__The problem__: Below are entries; tally how many lines hold the string "script" and answer with only that figure.

%%

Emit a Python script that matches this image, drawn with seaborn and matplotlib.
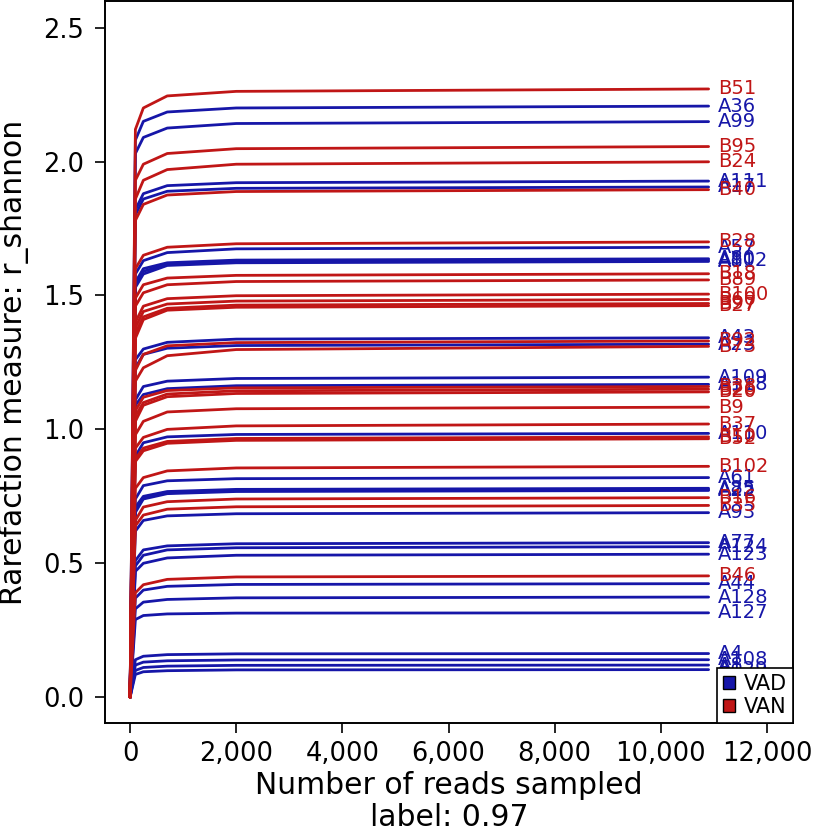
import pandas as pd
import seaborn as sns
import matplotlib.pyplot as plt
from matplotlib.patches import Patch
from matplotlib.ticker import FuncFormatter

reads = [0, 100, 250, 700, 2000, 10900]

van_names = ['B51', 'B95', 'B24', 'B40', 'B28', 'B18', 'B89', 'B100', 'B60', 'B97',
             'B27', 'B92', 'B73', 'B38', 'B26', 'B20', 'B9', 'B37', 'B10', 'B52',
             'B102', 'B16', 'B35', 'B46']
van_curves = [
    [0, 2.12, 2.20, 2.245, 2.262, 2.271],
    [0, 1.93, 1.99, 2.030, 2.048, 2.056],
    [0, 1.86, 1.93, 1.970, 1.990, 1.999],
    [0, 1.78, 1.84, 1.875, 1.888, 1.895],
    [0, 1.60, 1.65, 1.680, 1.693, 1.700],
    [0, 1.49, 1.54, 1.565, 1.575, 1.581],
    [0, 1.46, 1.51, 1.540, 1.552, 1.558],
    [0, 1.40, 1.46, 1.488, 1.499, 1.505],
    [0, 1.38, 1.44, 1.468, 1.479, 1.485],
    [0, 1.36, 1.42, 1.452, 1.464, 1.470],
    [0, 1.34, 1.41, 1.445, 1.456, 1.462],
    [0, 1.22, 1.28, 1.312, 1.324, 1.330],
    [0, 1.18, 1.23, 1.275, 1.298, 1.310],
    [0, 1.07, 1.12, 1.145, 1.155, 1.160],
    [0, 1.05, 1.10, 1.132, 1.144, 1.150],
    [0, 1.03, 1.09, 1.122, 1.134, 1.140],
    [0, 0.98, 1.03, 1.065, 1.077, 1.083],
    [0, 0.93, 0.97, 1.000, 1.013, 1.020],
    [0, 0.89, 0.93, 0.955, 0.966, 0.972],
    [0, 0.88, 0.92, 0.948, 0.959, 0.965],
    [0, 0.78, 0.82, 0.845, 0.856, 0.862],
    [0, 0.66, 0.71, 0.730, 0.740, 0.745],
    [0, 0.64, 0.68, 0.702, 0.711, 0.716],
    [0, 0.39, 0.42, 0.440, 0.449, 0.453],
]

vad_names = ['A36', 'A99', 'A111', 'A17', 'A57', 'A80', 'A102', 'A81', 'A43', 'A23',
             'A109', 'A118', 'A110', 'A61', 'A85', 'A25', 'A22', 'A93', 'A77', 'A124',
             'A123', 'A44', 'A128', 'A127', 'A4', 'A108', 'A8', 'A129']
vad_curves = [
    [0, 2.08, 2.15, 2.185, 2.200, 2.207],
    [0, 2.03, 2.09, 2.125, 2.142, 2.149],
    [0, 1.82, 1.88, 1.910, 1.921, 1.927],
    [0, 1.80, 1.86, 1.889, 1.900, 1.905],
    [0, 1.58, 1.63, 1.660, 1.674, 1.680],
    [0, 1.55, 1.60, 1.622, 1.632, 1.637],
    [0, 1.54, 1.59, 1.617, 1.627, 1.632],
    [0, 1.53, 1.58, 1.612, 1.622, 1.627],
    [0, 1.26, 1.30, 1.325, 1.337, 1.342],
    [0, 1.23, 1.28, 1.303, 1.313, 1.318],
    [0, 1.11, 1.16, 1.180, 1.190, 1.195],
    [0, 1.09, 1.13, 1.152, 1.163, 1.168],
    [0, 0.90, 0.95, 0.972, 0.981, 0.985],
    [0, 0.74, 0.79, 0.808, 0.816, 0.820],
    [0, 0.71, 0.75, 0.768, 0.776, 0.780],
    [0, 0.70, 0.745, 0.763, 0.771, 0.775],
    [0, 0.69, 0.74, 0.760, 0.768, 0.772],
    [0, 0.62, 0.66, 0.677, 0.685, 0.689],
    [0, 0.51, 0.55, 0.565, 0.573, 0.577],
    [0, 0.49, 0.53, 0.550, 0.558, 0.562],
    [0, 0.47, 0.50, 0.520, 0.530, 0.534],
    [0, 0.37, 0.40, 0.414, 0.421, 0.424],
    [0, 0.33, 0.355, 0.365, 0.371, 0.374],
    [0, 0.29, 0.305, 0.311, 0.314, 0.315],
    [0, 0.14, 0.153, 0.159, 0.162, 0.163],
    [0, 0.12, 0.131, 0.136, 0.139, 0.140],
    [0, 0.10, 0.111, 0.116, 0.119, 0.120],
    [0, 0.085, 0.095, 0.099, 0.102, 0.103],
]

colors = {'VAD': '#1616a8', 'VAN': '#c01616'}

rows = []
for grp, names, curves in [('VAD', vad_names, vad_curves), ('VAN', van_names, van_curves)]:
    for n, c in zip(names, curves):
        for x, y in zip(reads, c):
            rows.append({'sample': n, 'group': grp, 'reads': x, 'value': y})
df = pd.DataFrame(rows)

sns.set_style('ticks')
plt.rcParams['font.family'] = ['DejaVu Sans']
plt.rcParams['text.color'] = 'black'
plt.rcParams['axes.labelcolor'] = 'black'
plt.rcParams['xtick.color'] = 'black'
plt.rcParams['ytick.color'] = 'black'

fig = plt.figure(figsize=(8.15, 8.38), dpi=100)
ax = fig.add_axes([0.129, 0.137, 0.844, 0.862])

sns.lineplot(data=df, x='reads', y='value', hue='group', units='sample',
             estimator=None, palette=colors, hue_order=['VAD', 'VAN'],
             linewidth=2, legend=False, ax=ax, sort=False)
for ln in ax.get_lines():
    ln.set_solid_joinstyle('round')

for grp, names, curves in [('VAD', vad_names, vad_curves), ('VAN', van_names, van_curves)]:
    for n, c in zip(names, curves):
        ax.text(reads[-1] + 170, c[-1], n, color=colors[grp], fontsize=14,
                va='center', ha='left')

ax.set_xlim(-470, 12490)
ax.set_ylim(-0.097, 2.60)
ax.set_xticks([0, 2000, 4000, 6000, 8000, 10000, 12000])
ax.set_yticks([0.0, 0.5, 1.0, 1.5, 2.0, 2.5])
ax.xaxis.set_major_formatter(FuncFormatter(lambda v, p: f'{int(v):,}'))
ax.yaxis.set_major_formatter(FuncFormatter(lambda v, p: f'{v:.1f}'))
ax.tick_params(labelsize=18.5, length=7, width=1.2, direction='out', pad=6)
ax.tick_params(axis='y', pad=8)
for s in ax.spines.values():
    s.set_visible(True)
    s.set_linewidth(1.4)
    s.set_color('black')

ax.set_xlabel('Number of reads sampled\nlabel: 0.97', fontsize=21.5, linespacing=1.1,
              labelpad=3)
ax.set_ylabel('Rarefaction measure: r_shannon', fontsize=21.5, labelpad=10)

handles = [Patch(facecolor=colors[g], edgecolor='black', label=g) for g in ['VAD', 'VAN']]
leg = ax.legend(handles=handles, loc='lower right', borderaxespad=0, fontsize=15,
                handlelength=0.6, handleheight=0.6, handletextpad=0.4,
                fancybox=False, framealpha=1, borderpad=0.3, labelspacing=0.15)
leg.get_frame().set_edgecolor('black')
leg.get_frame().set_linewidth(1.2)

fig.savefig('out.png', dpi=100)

%%
%%

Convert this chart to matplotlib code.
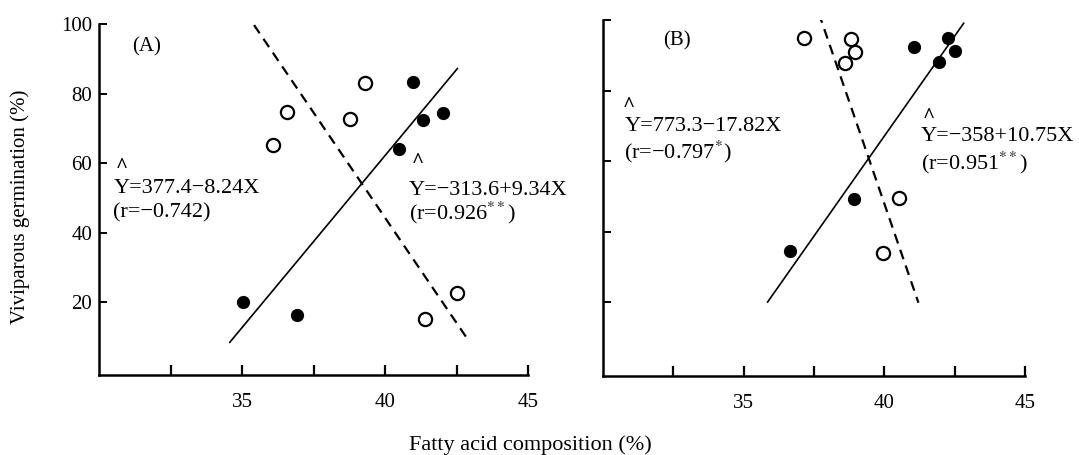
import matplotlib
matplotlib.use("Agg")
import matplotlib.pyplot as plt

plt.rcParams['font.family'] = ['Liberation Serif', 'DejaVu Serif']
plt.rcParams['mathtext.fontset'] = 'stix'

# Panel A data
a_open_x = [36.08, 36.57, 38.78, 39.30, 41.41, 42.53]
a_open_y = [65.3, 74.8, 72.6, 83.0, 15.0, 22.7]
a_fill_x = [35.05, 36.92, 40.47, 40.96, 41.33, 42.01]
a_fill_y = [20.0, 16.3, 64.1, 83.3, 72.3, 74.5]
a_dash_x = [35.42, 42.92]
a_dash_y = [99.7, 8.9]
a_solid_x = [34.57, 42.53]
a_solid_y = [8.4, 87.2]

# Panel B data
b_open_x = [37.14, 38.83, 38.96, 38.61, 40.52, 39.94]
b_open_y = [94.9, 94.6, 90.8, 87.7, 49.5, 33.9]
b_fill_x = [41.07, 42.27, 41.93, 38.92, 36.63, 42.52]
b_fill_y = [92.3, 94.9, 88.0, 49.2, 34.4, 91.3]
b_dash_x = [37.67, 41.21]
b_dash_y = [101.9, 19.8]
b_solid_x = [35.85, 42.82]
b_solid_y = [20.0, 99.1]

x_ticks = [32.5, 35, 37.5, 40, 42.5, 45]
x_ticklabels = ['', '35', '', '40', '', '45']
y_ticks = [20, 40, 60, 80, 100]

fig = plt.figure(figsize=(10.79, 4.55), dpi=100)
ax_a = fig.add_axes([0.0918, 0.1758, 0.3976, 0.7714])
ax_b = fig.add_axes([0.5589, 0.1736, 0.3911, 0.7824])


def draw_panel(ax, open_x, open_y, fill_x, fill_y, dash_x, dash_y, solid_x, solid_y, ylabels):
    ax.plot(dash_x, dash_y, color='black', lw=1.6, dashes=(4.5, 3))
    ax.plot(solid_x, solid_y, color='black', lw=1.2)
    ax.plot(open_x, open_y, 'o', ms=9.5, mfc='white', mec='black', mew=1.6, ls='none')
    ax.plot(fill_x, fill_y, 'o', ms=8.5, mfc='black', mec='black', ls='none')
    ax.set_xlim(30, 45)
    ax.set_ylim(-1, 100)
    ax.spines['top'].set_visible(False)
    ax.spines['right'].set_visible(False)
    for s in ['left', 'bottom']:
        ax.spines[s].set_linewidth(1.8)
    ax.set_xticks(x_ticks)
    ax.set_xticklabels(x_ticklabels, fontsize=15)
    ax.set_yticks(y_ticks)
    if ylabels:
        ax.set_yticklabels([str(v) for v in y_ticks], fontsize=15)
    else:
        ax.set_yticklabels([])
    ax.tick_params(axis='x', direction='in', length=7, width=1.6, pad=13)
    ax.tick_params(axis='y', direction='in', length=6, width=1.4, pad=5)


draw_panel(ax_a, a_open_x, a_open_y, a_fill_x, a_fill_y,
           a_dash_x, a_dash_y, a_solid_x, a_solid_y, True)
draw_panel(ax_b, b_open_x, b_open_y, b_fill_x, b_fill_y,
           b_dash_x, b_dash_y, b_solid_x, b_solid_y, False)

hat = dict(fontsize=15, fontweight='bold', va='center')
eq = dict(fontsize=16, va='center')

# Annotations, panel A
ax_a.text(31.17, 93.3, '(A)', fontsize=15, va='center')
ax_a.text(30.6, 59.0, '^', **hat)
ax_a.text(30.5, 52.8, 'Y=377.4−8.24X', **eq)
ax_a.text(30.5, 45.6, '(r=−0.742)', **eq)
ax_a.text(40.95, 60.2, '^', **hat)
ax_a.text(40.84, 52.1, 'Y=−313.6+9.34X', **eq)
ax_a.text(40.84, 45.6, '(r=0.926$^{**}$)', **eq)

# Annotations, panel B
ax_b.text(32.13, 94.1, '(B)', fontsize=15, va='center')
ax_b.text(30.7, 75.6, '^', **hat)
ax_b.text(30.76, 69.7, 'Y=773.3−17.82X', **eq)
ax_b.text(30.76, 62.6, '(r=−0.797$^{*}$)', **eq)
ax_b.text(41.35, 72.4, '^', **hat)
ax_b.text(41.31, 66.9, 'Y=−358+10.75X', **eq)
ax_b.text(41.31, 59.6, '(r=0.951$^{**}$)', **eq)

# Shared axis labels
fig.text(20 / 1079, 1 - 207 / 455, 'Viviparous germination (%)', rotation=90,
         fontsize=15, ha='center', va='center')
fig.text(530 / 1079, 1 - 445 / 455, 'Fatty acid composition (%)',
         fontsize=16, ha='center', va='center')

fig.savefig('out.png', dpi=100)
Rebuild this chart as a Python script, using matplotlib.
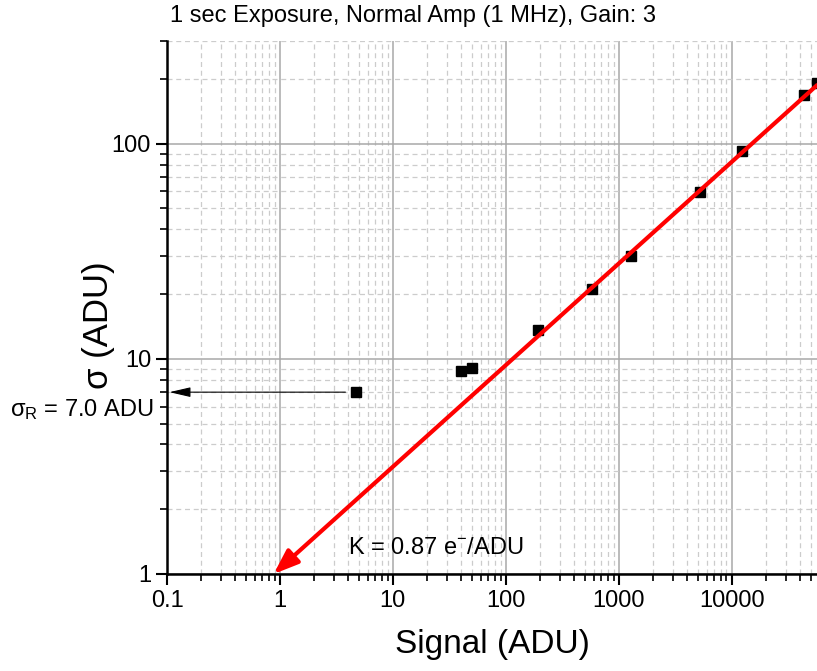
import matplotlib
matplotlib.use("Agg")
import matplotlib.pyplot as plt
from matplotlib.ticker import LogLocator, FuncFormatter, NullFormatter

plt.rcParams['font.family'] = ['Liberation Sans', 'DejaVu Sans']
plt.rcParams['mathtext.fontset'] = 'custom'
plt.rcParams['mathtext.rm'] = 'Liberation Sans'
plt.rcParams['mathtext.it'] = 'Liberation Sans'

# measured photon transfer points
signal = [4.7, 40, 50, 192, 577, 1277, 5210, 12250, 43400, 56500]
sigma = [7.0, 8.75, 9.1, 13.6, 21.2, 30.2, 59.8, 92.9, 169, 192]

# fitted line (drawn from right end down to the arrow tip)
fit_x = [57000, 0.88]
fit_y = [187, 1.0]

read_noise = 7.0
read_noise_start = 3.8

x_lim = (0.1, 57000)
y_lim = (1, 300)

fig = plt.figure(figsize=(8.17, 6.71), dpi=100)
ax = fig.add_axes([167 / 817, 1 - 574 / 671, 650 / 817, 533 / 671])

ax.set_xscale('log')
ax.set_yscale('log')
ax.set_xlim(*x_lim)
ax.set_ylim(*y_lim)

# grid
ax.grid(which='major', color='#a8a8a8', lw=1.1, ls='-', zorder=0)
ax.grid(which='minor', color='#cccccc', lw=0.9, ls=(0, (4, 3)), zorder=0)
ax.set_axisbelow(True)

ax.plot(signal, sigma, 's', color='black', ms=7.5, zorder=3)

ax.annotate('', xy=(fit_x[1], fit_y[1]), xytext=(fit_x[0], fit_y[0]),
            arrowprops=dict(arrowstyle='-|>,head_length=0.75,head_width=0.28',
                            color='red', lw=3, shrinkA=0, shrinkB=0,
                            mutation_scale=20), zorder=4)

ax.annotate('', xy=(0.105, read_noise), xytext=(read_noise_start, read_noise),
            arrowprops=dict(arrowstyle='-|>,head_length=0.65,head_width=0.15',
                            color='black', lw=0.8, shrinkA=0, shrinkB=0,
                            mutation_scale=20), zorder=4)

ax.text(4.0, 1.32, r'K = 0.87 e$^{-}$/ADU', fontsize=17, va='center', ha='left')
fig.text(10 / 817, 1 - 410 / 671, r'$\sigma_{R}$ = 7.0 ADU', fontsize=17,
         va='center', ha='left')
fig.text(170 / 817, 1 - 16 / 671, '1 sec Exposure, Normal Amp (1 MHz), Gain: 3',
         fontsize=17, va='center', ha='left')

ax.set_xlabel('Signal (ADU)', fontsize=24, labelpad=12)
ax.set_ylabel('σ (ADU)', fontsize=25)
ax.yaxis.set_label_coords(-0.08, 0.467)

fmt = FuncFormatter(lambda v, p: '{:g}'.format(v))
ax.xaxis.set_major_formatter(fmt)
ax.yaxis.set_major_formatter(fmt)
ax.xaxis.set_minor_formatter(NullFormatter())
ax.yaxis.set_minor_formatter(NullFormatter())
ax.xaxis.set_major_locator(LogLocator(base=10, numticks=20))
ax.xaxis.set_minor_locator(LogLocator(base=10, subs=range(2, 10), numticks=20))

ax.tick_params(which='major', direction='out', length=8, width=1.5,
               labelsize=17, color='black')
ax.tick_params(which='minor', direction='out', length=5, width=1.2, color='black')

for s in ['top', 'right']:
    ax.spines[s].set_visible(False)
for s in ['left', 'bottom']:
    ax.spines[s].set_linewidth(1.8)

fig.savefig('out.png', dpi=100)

%%
%%

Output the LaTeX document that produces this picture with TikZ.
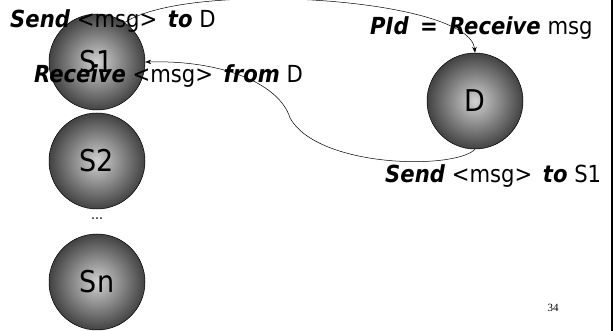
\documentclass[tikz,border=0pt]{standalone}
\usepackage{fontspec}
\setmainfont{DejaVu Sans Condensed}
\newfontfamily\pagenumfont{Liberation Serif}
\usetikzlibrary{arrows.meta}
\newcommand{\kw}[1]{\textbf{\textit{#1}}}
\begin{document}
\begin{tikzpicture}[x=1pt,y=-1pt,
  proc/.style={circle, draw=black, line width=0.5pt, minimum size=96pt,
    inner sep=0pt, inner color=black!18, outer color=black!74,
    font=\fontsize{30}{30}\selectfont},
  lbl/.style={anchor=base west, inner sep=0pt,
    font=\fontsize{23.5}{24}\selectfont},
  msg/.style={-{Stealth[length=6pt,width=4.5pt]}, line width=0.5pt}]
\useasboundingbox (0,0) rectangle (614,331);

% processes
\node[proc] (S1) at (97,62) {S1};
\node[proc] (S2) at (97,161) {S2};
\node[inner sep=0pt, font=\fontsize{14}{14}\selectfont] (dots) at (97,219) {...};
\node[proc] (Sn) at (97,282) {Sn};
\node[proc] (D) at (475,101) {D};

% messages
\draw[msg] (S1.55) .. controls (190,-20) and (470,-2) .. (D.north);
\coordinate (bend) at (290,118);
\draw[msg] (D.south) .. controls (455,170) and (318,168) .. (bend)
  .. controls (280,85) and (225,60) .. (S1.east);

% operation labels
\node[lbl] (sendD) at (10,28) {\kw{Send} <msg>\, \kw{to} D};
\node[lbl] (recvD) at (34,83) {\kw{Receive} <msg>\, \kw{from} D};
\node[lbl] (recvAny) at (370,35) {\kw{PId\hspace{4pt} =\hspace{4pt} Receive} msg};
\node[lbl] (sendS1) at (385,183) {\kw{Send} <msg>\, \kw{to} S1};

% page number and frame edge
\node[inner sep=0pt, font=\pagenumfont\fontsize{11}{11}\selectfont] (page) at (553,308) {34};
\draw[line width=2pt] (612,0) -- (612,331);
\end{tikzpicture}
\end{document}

%%

__The completed task__: 2